Belgijski system sprawiedliwości od lat zmaga się z niedofinansowaniem, jednak w ostatnich latach problemy finansowe osiągnęły poziom kryzysowy. Coraz większe zaległości w płatnościach wobec dostawców usług technicznych, takich jak firmy holownicze czy ślusarskie, stają się kolejnym dowodem na trudności, z jakimi borykają się instytucje wymiaru sprawiedliwości.
Narastające długi wobec dostawców
Problemy z płatnościami dotyczą wielu sektorów współpracujących z wymiarem sprawiedliwości, w tym firm zajmujących się holowaniem i przechowywaniem pojazdów. Patrick Renaud, właściciel firmy z Tournai, ujawnił, że jego przedsiębiorstwo wciąż czeka na 500 tysięcy euro zaległych płatności. Jak potwierdziła rzeczniczka SPF Justice, Christine-Laura Kouassi, opóźnienia w wypłatach dla dostawców rzeczywiście były problemem, ale podjęto już działania w celu rozwiązania sytuacji. „Znaleźliśmy rozwiązanie dotyczące tłumaczy przysięgłych w zeszłym miesiącu, a wypłaty dla pozostałych dostawców rozpoczęły się w ubiegłym tygodniu” – zapewniła.
Minister sprawiedliwości Paul Van Tigchelt przeznaczył niedawno 11 milionów euro na spłatę zaległości wobec tłumaczy i biegłych sądowych. Z kolei 3 lutego planowane jest spotkanie konsultacyjne z przedstawicielami sektora usług holowniczych, aby omówić dalsze działania.

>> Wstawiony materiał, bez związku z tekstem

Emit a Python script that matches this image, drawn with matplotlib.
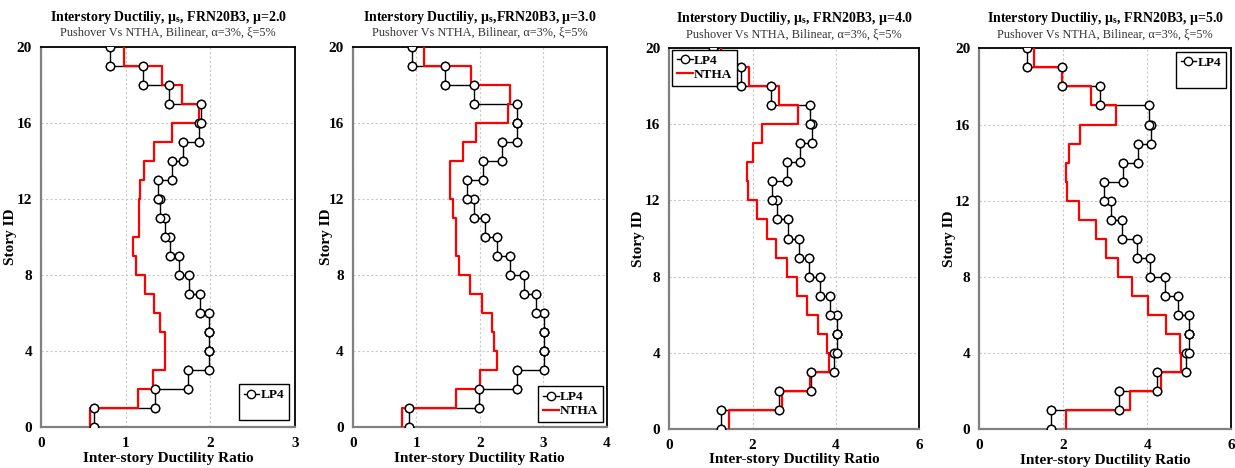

Rosnące koszty wymiaru sprawiedliwości
Problemy finansowe wymiaru sprawiedliwości pogłębiają się, a rosnące koszty sprawiają, że system staje się coraz mniej wydolny. W ciągu ostatnich trzech lat wydatki sądów wzrosły o 55%, głównie z powodu organizacji kosztownych procesów, takich jak te dotyczące zamachów w Brukseli czy sprawa Encrochat, wymagających tłumaczenia licznych dokumentów na wiele języków i zaangażowania znacznych zasobów.
W obliczu rosnących wydatków rząd wprowadza cięcia budżetowe, co prowadzi do absurdalnych sytuacji. Na przykład koszty posiłków dla ławników w procesach karnych zostały przeniesione na budżet sądów apelacyjnych. Brakuje również podstawowych materiałów biurowych, takich jak papier czy tusz do drukarek, co wywołuje frustrację wśród pracowników wymiaru sprawiedliwości.
Brak systemowych rozwiązań
Mimo podjętych działań sytuacja finansowa wymiaru sprawiedliwości pozostaje krytyczna. Problemy z płatnościami wobec dostawców to tylko jeden z objawów głębszego kryzysu. Wymiar sprawiedliwości w Belgii od lat zmaga się z chronicznym niedofinansowaniem, a brak długoterminowej strategii utrudnia wyjście z tej sytuacji.
Eksperci podkreślają, że konieczne jest zwiększenie budżetu na funkcjonowanie wymiaru sprawiedliwości, aby zapewnić nie tylko płynność finansową, ale również godne warunki pracy dla jego pracowników. W przeciwnym razie problemy finansowe będą się pogłębiać, narażając na szwank zarówno funkcjonowanie sądów, jak i zaufanie obywateli do instytucji prawnych.
System na krawędzi
Narastające zaległości wobec dostawców, rosnące koszty i cięcia budżetowe to wyraźne sygnały, że belgijski wymiar sprawiedliwości wymaga pilnej reformy. Obecna sytuacja nie tylko utrudnia funkcjonowanie systemu, ale także podważa jego wiarygodność w oczach obywateli i partnerów zewnętrznych. Bez podjęcia zdecydowanych działań kryzys finansowy może przerodzić się w poważny kryzys systemowy.